-- start of Dataset content --

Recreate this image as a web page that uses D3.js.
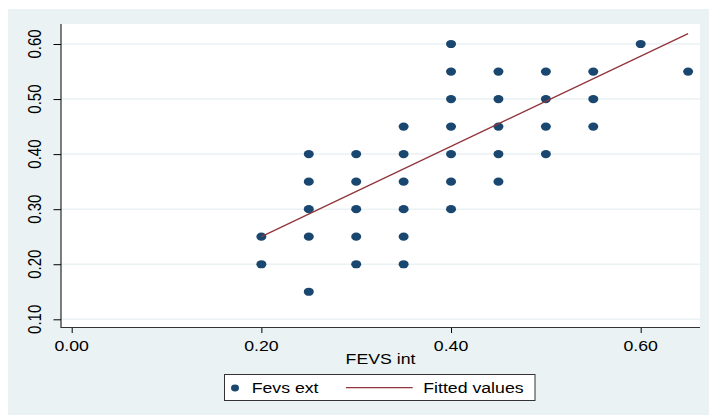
<!DOCTYPE html>
<html>
<head>
<meta charset="utf-8">
<script src="https://cdn.jsdelivr.net/npm/d3@7"></script>
<style>
  html, body { margin: 0; padding: 0; background: #ffffff; }
  svg { display: block; }
  text { font-family: "Liberation Sans", Arial, sans-serif; fill: #000; }
</style>
</head>
<body>
<svg id="chart" width="709" height="415"></svg>
<script>
// ---- data ----
const pointX = [0.20, 0.20,
  0.25, 0.25, 0.25, 0.25, 0.25,
  0.30, 0.30, 0.30, 0.30, 0.30,
  0.35, 0.35, 0.35, 0.35, 0.35, 0.35,
  0.40, 0.40, 0.40, 0.40, 0.40, 0.40, 0.40,
  0.45, 0.45, 0.45, 0.45, 0.45,
  0.50, 0.50, 0.50, 0.50,
  0.55, 0.55, 0.55,
  0.60,
  0.65];
const pointY = [0.25, 0.20,
  0.40, 0.35, 0.30, 0.25, 0.15,
  0.40, 0.35, 0.30, 0.25, 0.20,
  0.45, 0.40, 0.35, 0.30, 0.25, 0.20,
  0.60, 0.55, 0.50, 0.45, 0.40, 0.35, 0.30,
  0.55, 0.50, 0.45, 0.40, 0.35,
  0.55, 0.50, 0.45, 0.40,
  0.55, 0.50, 0.45,
  0.60,
  0.55];
const fittedX = [0.20, 0.65];
const fittedY = [0.250, 0.619];
const xTicks = [0.00, 0.20, 0.40, 0.60];
const yTicks = [0.10, 0.20, 0.30, 0.40, 0.50, 0.60];
const xTitle = "FEVS int";
const legendLabels = ["Fevs ext", "Fitted values"];

// ---- layout ----
const svg = d3.select("#chart");
const W = 709, H = 415;
const plot = { left: 61, right: 700, top: 24, bottom: 327.5 };
const SX = 1.18; // horizontal stretch of text, as in the reference
const navy = "#1a476f", maroon = "#90353b", bg = "#eaf2f3";

const x = d3.scaleLinear().domain([0, 0.6]).range([71.7, 640.7]);
const y = d3.scaleLinear().domain([0.1, 0.6]).range([319.3, 44]);

// backgrounds
svg.append("rect").attr("x", 0).attr("y", 0).attr("width", W).attr("height", H).attr("fill", "#fff");
svg.append("rect").attr("x", 8).attr("y", 9).attr("width", W - 8).attr("height", H - 9).attr("fill", bg);
svg.append("rect").attr("x", plot.left).attr("y", plot.top)
  .attr("width", plot.right - plot.left).attr("height", plot.bottom - plot.top).attr("fill", "#fff");

// gridlines
svg.append("g").selectAll("line").data(yTicks).join("line")
  .attr("x1", plot.left).attr("x2", plot.right)
  .attr("y1", d => y(d)).attr("y2", d => y(d))
  .attr("stroke", bg).attr("stroke-width", 1.5);

// y axis
const yAxis = d3.axisLeft(y).tickValues(yTicks).tickSize(7.5).tickFormat(d3.format(".2f"));
const gy = svg.append("g").attr("transform", `translate(${plot.left},0)`).call(yAxis);
gy.select(".domain").remove();
gy.selectAll(".tick line").attr("stroke", "#000");
gy.selectAll(".tick text").remove();
gy.append("line").attr("x1", 0).attr("x2", 0).attr("y1", plot.top).attr("y2", plot.bottom + 0.5)
  .attr("stroke", "#000").attr("stroke-width", 1);
svg.append("g").selectAll("text").data(yTicks).join("text")
  .attr("transform", d => `translate(41,${y(d)}) scale(${SX},1) rotate(-90)`)
  .attr("text-anchor", "middle").attr("font-size", 15)
  .text(d3.format(".2f"));

// x axis
const xAxis = d3.axisBottom(x).tickValues(xTicks).tickSize(5.5).tickFormat(d3.format(".2f"));
const gx = svg.append("g").attr("transform", `translate(0,${plot.bottom})`).call(xAxis);
gx.select(".domain").remove();
gx.selectAll(".tick line").attr("stroke", "#000");
gx.selectAll(".tick text").remove();
gx.append("line").attr("x1", plot.left).attr("x2", plot.right).attr("y1", 0).attr("y2", 0)
  .attr("stroke", "#333").attr("stroke-width", 1);
svg.append("g").selectAll("text").data(xTicks).join("text")
  .attr("transform", d => `translate(${x(d)},350.7) scale(${SX},1)`)
  .attr("text-anchor", "middle").attr("font-size", 15)
  .text(d3.format(".2f"));

// x title
svg.append("text")
  .attr("transform", `translate(${(plot.left + plot.right) / 2},364) scale(${SX},1)`)
  .attr("text-anchor", "middle").attr("font-size", 15).text(xTitle);

// points
const pts = pointX.map((d, i) => ({ x: d, y: pointY[i] }));
svg.append("g").selectAll("ellipse").data(pts).join("ellipse")
  .attr("cx", d => x(d.x)).attr("cy", d => y(d.y))
  .attr("rx", 5).attr("ry", 4.1).attr("fill", navy);

// fitted line
const fit = fittedX.map((d, i) => ({ x: d, y: fittedY[i] }));
svg.append("path").datum(fit)
  .attr("d", d3.line().x(d => x(d.x)).y(d => y(d.y)))
  .attr("fill", "none").attr("stroke", maroon).attr("stroke-width", 1.3);

// legend
const lg = svg.append("g");
lg.append("rect").attr("x", 224.5).attr("y", 374.5).attr("width", 310.5).attr("height", 26)
  .attr("fill", "#fff").attr("stroke", "#333").attr("stroke-width", 1);
lg.append("ellipse").attr("cx", 235).attr("cy", 388).attr("rx", 4).attr("ry", 3.4).attr("fill", navy);
lg.append("text").attr("transform", `translate(251.7,393.3) scale(${SX},1)`)
  .attr("font-size", 15).text(legendLabels[0]);
lg.append("line").attr("x1", 346).attr("x2", 412.7).attr("y1", 387.7).attr("y2", 387.7)
  .attr("stroke", maroon).attr("stroke-width", 1.3);
lg.append("text").attr("transform", `translate(423.3,393.3) scale(${SX},1)`)
  .attr("font-size", 15).text(legendLabels[1]);
</script>
</body>
</html>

-- end of Dataset content --

▸ Short task: Reproduce the material word for word. Any pictures should be left out of the copy.

▸ Completed task:
Recreate this image as a web page that uses D3.js.
<!DOCTYPE html>
<html>
<head>
<meta charset="utf-8">
<script src="https://cdn.jsdelivr.net/npm/d3@7"></script>
<style>
  html, body { margin: 0; padding: 0; background: #ffffff; }
  svg { display: block; }
  text { font-family: "Liberation Sans", Arial, sans-serif; fill: #000; }
</style>
</head>
<body>
<svg id="chart" width="709" height="415"></svg>
<script>
// ---- data ----
const pointX = [0.20, 0.20,
  0.25, 0.25, 0.25, 0.25, 0.25,
  0.30, 0.30, 0.30, 0.30, 0.30,
  0.35, 0.35, 0.35, 0.35, 0.35, 0.35,
  0.40, 0.40, 0.40, 0.40, 0.40, 0.40, 0.40,
  0.45, 0.45, 0.45, 0.45, 0.45,
  0.50, 0.50, 0.50, 0.50,
  0.55, 0.55, 0.55,
  0.60,
  0.65];
const pointY = [0.25, 0.20,
  0.40, 0.35, 0.30, 0.25, 0.15,
  0.40, 0.35, 0.30, 0.25, 0.20,
  0.45, 0.40, 0.35, 0.30, 0.25, 0.20,
  0.60, 0.55, 0.50, 0.45, 0.40, 0.35, 0.30,
  0.55, 0.50, 0.45, 0.40, 0.35,
  0.55, 0.50, 0.45, 0.40,
  0.55, 0.50, 0.45,
  0.60,
  0.55];
const fittedX = [0.20, 0.65];
const fittedY = [0.250, 0.619];
const xTicks = [0.00, 0.20, 0.40, 0.60];
const yTicks = [0.10, 0.20, 0.30, 0.40, 0.50, 0.60];
const xTitle = "FEVS int";
const legendLabels = ["Fevs ext", "Fitted values"];

// ---- layout ----
const svg = d3.select("#chart");
const W = 709, H = 415;
const plot = { left: 61, right: 700, top: 24, bottom: 327.5 };
const SX = 1.18; // horizontal stretch of text, as in the reference
const navy = "#1a476f", maroon = "#90353b", bg = "#eaf2f3";

const x = d3.scaleLinear().domain([0, 0.6]).range([71.7, 640.7]);
const y = d3.scaleLinear().domain([0.1, 0.6]).range([319.3, 44]);

// backgrounds
svg.append("rect").attr("x", 0).attr("y", 0).attr("width", W).attr("height", H).attr("fill", "#fff");
svg.append("rect").attr("x", 8).attr("y", 9).attr("width", W - 8).attr("height", H - 9).attr("fill", bg);
svg.append("rect").attr("x", plot.left).attr("y", plot.top)
  .attr("width", plot.right - plot.left).attr("height", plot.bottom - plot.top).attr("fill", "#fff");

// gridlines
svg.append("g").selectAll("line").data(yTicks).join("line")
  .attr("x1", plot.left).attr("x2", plot.right)
  .attr("y1", d => y(d)).attr("y2", d => y(d))
  .attr("stroke", bg).attr("stroke-width", 1.5);

// y axis
const yAxis = d3.axisLeft(y).tickValues(yTicks).tickSize(7.5).tickFormat(d3.format(".2f"));
const gy = svg.append("g").attr("transform", `translate(${plot.left},0)`).call(yAxis);
gy.select(".domain").remove();
gy.selectAll(".tick line").attr("stroke", "#000");
gy.selectAll(".tick text").remove();
gy.append("line").attr("x1", 0).attr("x2", 0).attr("y1", plot.top).attr("y2", plot.bottom + 0.5)
  .attr("stroke", "#000").attr("stroke-width", 1);
svg.append("g").selectAll("text").data(yTicks).join("text")
  .attr("transform", d => `translate(41,${y(d)}) scale(${SX},1) rotate(-90)`)
  .attr("text-anchor", "middle").attr("font-size", 15)
  .text(d3.format(".2f"));

// x axis
const xAxis = d3.axisBottom(x).tickValues(xTicks).tickSize(5.5).tickFormat(d3.format(".2f"));
const gx = svg.append("g").attr("transform", `translate(0,${plot.bottom})`).call(xAxis);
gx.select(".domain").remove();
gx.selectAll(".tick line").attr("stroke", "#000");
gx.selectAll(".tick text").remove();
gx.append("line").attr("x1", plot.left).attr("x2", plot.right).attr("y1", 0).attr("y2", 0)
  .attr("stroke", "#333").attr("stroke-width", 1);
svg.append("g").selectAll("text").data(xTicks).join("text")
  .attr("transform", d => `translate(${x(d)},350.7) scale(${SX},1)`)
  .attr("text-anchor", "middle").attr("font-size", 15)
  .text(d3.format(".2f"));

// x title
svg.append("text")
  .attr("transform", `translate(${(plot.left + plot.right) / 2},364) scale(${SX},1)`)
  .attr("text-anchor", "middle").attr("font-size", 15).text(xTitle);

// points
const pts = pointX.map((d, i) => ({ x: d, y: pointY[i] }));
svg.append("g").selectAll("ellipse").data(pts).join("ellipse")
  .attr("cx", d => x(d.x)).attr("cy", d => y(d.y))
  .attr("rx", 5).attr("ry", 4.1).attr("fill", navy);

// fitted line
const fit = fittedX.map((d, i) => ({ x: d, y: fittedY[i] }));
svg.append("path").datum(fit)
  .attr("d", d3.line().x(d => x(d.x)).y(d => y(d.y)))
  .attr("fill", "none").attr("stroke", maroon).attr("stroke-width", 1.3);

// legend
const lg = svg.append("g");
lg.append("rect").attr("x", 224.5).attr("y", 374.5).attr("width", 310.5).attr("height", 26)
  .attr("fill", "#fff").attr("stroke", "#333").attr("stroke-width", 1);
lg.append("ellipse").attr("cx", 235).attr("cy", 388).attr("rx", 4).attr("ry", 3.4).attr("fill", navy);
lg.append("text").attr("transform", `translate(251.7,393.3) scale(${SX},1)`)
  .attr("font-size", 15).text(legendLabels[0]);
lg.append("line").attr("x1", 346).attr("x2", 412.7).attr("y1", 387.7).attr("y2", 387.7)
  .attr("stroke", maroon).attr("stroke-width", 1.3);
lg.append("text").attr("transform", `translate(423.3,393.3) scale(${SX},1)`)
  .attr("font-size", 15).text(legendLabels[1]);
</script>
</body>
</html>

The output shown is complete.